Integrating Web Usage and Content Mining
for More Effective Personalization
Bamshad Mobasher - Hoghua Dai - Tao Luo - Yuqing Sun - Jiang
Zhu
School of Computer Science, Telecommunications, and Information
Systems,
Depaul University, Chicago, Illinois, USA
mobasher@cs.depaul.edu
Abstract:
Recent proposals have suggested Web usage mining as an enabling mechanism
to overcome the problems associated with more traditional Web personalization
techniques such as collaborative or content-based filtering. These problems
include lack of scalability, reliance on subjective user ratings or static
profiles, and the inability to capture a richer set of semantic relationships
among objects (in content-based systems). Yet, usage-based personalization
can be problematic when little usage data is available pertaining to some
objects or when the site content changes regularly.
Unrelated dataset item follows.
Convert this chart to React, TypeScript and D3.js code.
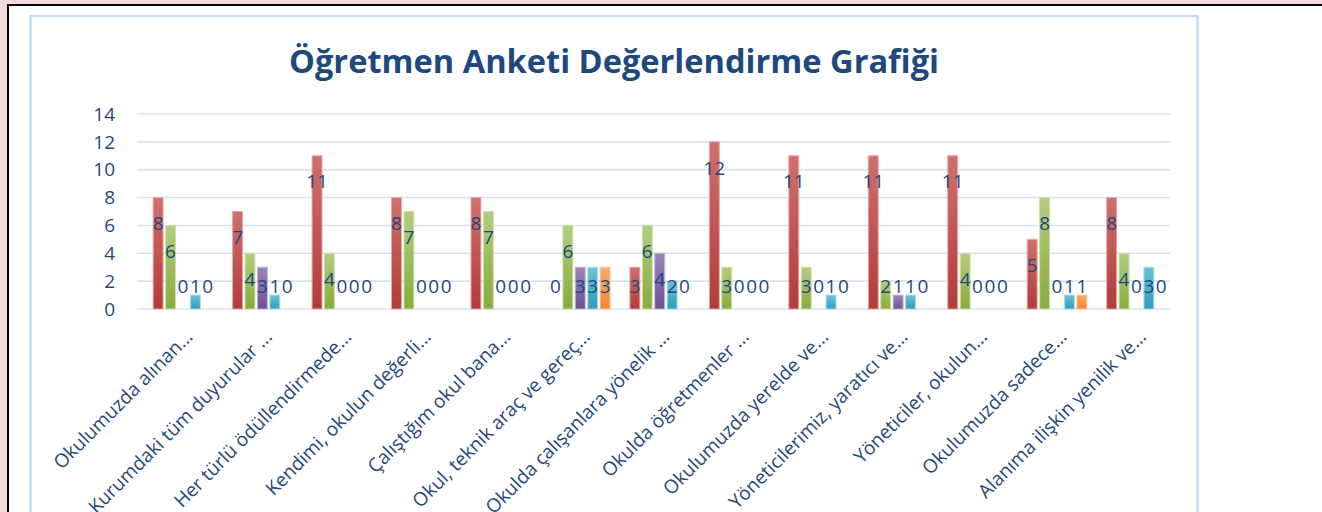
import React from 'react'
import * as d3 from 'd3'

const categories = [
  'Okulumuzda alınan...',
  'Kurumdaki tüm duyurular ...',
  'Her türlü ödüllendirmede...',
  'Kendimi, okulun değerli...',
  'Çalıştığım okul bana...',
  'Okul, teknik araç ve gereç...',
  'Okulda çalışanlara yönelik ...',
  'Okulda öğretmenler ...',
  'Okulumuzda yerelde ve...',
  'Yöneticilerimiz, yaratıcı ve...',
  'Yöneticiler, okulun...',
  'Okulumuzda sadece...',
  'Alanıma ilişkin yenilik ve...',
]

const seriesNames = ['Kesinlikle Katılıyorum', 'Katılıyorum', 'Kararsızım', 'Katılmıyorum', 'Kesinlikle Katılmıyorum']

// one array per series, in category order
const kesinlikleKatiliyorum = [8, 7, 11, 8, 8, 0, 3, 12, 11, 11, 11, 5, 8]
const katiliyorum = [6, 4, 4, 7, 7, 6, 6, 3, 3, 2, 4, 8, 4]
const kararsizim = [0, 3, 0, 0, 0, 3, 4, 0, 0, 1, 0, 0, 0]
const katilmiyorum = [1, 1, 0, 0, 0, 3, 2, 0, 1, 1, 0, 1, 3]
const kesinlikleKatilmiyorum = [0, 0, 0, 0, 0, 3, 0, 0, 0, 0, 0, 1, 0]

const seriesValues = [kesinlikleKatiliyorum, katiliyorum, kararsizim, katilmiyorum, kesinlikleKatilmiyorum]
const yTicks = [0, 2, 4, 6, 8, 10, 12, 14]

const colors = [
  { top: '#d0706d', bot: '#b23b38', edge: '#e3a9a7' },
  { top: '#b3cd80', bot: '#88ab3e', edge: '#cfe0ad' },
  { top: '#9c86b8', bot: '#6e4f95', edge: '#c2b5d5' },
  { top: '#6fc3d8', bot: '#2e9ebb', edge: '#a9dcea' },
  { top: '#fbab6c', bot: '#f2872d', edge: '#fcc99e' },
]

const textColor = '#1f497d'
const font = '"Open Sans", "Noto Sans", sans-serif'

export default function App() {
  const W = 1322
  const H = 512
  const left = 137
  const right = 1170
  const top = 114
  const bottom = 309

  const x0 = d3.scaleBand<string>().domain(categories).range([left, right]).padding(0)
  // first slot is an empty (unused) series in the original workbook
  const x1 = d3.scaleBand<string>()
    .domain(['_', ...seriesNames])
    .range([0, x0.bandwidth()])
    .paddingInner(0.2)
    .paddingOuter(0.3)
  const y = d3.scaleLinear().domain([0, 14]).range([bottom, top])

  return (
    <svg width={W} height={H} style={{ position: 'absolute', left: 0, top: 0, fontFamily: font }}>
      <defs>
        {colors.map((c, i) => (
          <linearGradient key={i} id={`g${i}`} x1="0" y1="0" x2="0" y2="1">
            <stop offset="0%" stopColor={c.top} />
            <stop offset="100%" stopColor={c.bot} />
          </linearGradient>
        ))}
      </defs>

      <rect x={0} y={0} width={W} height={H} fill="#f2dcdb" />
      <rect x={8} y={5} width={W} height={H} fill="#ffffff" stroke="#000" strokeWidth={2} />
      <rect x={30.5} y={16} width={1167} height={H} fill="#ffffff" stroke="#c6d9f1" strokeWidth={2.5} />

      <text x={614} y={73} textAnchor="middle" fontSize={32} fontWeight="bold" fill={textColor}
        textLength={650} lengthAdjust="spacingAndGlyphs">
        Öğretmen Anketi Değerlendirme Grafiği
      </text>

      {yTicks.map(t => (
        <g key={t}>
          <line x1={left} x2={right} y1={y(t)} y2={y(t)} stroke="#d8e3f1" strokeWidth={1.6} />
          <text x={115} y={y(t)} dy="0.35em" textAnchor="end" fontSize={19} fill={textColor}>{t}</text>
        </g>
      ))}

      {categories.map((cat, ci) => (
        <g key={cat}>
          {seriesNames.map((s, si) => {
            const v = seriesValues[si][ci]
            const bx = x0(cat)! + x1(s)!
            const bw = x1.bandwidth()
            return (
              <g key={s}>
                {v > 0 && (
                  <rect x={bx} y={y(v)} width={bw} height={y(0) - y(v)}
                    fill={`url(#g${si})`} stroke={colors[si].edge} strokeWidth={1} />
                )}
                <text x={bx + bw / 2} y={Math.min(y(v) + 26, 286)} dy="0.35em" textAnchor="middle"
                  fontSize={19} fill={textColor}>{v}</text>
              </g>
            )
          })}
          <text
            transform={`translate(${x0(cat)! + x0.bandwidth() / 2 + 17},${338}) rotate(-45)`}
            textAnchor="end" fontSize={19} fill={textColor}>
            {cat}
          </text>
        </g>
      ))}
    </svg>
  )
}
For more effective
personalization, both usage and content attributes of a site must be integrated
into a Web mining framework and used by the recommendation engine in a
uniform manner. In this paper we present such a framework, distinguishing
between the offline tasks of data preparation and mining, and the online
process of customizing Web pages based on a user's active session. We describe
effective techniques based on clustering to obtain a uniform representation
for both site usage and site content profiles, and we show how these profiles
can be used to perform real-time personalization.